Müze girişinde bile teknoloji bizi biraz şaşırtıyor. Giriş için genç yardımcılar var bizlere yardımcı olan. Verdikleri bileklik giriş biletimiz. Birimizin telefonuna müzenin wifi ağına bağlanarak uygulama yüklememize yardımcı oluyor. Bir de müze içinde yerimizi tespit etmeye yardımcı bir kit veriyorlar. Bu sistemle bize rehberlik edenlerin yanı sıra uygulamadan da yardım alınabiliniyor. Belli sayıda gruplar yapılarak rehber eşliğinde gezebiliyorsunuz. Tüm rehberlik ve dokümanlar İngilizce ve Arapça. Aslında daha detaylı gezmek isterdik ama zor da olsa bulduğumuz Khalifa için biletin süresi yaklaşıyor.
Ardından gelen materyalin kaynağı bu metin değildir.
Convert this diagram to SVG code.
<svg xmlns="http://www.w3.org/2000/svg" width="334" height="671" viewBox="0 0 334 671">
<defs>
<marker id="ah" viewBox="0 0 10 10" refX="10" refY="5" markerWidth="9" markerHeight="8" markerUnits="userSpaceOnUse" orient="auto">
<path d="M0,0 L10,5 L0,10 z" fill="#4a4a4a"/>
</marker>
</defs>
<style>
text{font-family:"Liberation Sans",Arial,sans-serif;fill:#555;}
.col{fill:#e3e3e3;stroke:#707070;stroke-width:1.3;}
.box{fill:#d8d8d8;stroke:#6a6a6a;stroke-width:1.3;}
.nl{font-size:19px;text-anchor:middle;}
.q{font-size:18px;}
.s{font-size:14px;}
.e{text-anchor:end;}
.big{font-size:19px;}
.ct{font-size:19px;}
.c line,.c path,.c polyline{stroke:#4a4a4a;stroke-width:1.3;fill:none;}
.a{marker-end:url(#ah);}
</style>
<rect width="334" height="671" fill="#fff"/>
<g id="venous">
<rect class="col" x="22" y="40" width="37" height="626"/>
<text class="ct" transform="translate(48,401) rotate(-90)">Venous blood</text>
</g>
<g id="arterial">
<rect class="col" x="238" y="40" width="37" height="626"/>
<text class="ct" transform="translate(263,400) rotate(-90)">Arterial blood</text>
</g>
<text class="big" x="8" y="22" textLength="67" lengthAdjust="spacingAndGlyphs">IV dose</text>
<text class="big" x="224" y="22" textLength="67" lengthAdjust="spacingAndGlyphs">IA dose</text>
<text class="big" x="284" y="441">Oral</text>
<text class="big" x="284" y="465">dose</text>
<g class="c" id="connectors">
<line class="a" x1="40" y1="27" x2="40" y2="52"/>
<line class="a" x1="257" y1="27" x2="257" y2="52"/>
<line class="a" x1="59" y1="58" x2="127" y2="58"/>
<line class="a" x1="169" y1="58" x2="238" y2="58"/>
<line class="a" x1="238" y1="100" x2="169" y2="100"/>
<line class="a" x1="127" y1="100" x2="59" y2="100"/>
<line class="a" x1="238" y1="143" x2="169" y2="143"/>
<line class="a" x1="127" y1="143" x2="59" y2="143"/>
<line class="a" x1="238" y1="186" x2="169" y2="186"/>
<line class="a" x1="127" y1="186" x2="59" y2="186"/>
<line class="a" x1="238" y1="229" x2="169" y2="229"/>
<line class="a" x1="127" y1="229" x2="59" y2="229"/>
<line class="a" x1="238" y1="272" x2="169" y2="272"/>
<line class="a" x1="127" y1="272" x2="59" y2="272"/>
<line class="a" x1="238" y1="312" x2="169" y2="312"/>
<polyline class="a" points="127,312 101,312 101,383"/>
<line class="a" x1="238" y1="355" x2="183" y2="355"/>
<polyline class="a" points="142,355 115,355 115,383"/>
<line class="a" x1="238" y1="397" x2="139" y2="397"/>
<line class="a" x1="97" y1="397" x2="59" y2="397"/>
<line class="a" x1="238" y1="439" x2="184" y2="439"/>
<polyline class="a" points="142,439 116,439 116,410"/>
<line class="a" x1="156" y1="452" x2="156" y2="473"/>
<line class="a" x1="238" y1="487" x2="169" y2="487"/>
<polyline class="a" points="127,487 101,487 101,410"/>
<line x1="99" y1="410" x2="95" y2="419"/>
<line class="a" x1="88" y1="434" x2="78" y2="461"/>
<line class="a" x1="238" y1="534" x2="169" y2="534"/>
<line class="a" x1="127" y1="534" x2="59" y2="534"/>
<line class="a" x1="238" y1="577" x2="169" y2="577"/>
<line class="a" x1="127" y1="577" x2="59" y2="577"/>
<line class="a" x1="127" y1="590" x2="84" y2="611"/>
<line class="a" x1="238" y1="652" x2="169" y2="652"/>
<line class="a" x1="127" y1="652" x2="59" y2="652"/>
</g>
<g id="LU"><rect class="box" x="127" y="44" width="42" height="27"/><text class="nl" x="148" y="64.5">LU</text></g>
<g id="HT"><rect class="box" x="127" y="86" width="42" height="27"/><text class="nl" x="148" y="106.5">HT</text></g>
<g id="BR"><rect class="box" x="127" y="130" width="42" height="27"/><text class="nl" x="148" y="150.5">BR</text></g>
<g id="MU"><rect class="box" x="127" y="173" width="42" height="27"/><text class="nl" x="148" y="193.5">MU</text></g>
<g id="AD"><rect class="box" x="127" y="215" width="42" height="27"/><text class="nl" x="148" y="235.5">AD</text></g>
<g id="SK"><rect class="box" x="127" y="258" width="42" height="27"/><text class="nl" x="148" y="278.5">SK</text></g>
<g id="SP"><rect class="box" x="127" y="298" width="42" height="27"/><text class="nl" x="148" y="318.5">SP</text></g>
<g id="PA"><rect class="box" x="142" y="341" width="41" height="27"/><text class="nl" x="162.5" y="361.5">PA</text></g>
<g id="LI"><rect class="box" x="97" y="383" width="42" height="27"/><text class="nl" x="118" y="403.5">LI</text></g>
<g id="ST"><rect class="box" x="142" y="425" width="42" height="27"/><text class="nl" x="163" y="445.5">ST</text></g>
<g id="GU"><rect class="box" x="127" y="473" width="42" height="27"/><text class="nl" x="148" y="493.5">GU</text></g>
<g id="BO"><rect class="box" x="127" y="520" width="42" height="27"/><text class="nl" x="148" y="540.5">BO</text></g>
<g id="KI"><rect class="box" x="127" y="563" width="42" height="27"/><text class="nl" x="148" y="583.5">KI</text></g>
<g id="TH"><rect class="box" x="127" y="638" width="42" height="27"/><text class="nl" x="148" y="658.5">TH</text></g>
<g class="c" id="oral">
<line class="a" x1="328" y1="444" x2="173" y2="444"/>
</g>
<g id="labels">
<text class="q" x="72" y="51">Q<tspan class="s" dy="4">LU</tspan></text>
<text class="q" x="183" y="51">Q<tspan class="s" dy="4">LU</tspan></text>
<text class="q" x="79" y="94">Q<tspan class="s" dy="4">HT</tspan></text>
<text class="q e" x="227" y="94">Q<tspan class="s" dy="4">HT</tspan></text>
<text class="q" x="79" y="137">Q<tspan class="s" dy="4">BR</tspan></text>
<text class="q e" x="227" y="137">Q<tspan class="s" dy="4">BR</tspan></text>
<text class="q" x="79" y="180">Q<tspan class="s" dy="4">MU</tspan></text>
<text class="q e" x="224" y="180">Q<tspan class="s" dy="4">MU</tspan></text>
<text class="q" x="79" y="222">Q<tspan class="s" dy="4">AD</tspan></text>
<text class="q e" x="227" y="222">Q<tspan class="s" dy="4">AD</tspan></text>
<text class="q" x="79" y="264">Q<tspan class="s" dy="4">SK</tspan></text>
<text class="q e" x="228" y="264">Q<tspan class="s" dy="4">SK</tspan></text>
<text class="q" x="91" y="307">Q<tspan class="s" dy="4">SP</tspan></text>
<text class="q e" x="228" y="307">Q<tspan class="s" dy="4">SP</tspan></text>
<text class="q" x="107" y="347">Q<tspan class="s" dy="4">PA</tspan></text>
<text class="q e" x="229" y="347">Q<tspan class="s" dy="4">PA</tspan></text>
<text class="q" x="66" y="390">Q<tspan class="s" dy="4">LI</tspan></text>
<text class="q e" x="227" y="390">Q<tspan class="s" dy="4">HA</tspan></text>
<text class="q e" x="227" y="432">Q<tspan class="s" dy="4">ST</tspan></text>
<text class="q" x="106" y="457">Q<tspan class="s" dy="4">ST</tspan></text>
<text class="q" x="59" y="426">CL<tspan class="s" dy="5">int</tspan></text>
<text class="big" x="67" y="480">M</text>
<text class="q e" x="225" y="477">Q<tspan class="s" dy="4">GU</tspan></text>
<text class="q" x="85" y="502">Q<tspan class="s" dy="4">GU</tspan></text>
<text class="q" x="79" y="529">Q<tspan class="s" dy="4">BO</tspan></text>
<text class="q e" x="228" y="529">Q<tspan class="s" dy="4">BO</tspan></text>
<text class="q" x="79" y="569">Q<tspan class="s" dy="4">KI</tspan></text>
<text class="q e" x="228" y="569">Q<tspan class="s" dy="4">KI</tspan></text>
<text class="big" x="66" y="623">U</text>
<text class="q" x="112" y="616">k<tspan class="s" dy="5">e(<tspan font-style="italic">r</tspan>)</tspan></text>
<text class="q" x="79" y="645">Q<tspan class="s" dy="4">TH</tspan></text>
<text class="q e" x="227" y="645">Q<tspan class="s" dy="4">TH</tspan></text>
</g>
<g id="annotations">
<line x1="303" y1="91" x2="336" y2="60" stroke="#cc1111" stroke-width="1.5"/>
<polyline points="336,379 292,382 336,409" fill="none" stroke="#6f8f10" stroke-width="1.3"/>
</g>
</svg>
Müzeyi gezmek için dolu dolu 2 saat ayırmak gerekiyormuş. Biz 1,5 saat civarında bazı detayları atlayarak bitirebildik.
Dubai’nin hiç bitmeyen trafiğine giriyoruz bir daha. Trafik stresine, saati gelen biletin stresi ekleniyor. Aracı park yerine park edip uygulama ile AVM içinden Khalifa’ya yetişmemiz gerekiyor. Bilet saatini 15-20 dakika geçerek ulaşıyoruz. Hiçbir şey demeden bizi alınca derin bir oh çekiyoruz. Meğer daha başlangıçmış bu. 1 saat kadar asansör kuyruğunda ilerliyoruz.
1 saate yakın asansör kuyruğu beklerken, kulenin nasıl yapıldığı, kule ile ilgili haberler, videolar ve dokümanların olduğu koridor boyunca ilerliyoruz.
Korkumun, heyecanımın yatışması için iyi geldi bu süre ve sürenin sonunda asansöre ulaştııık.
Artık 1 dakika kadar sürecek yolculuğa başlıyoruz. Asansördeki görüntüler bizi hazırlıyor.
Abu Dabi için 2 günlük bir program belirlemiştik ama bu kez pek planladığımız gibi olmadı. Sadece dünyanın en büyük camii Şeyh Zayed ve de Louvre Müzesi’ni görmek için 1 günümüz olacak. İlk durağımız Şeyh Zayid Camii.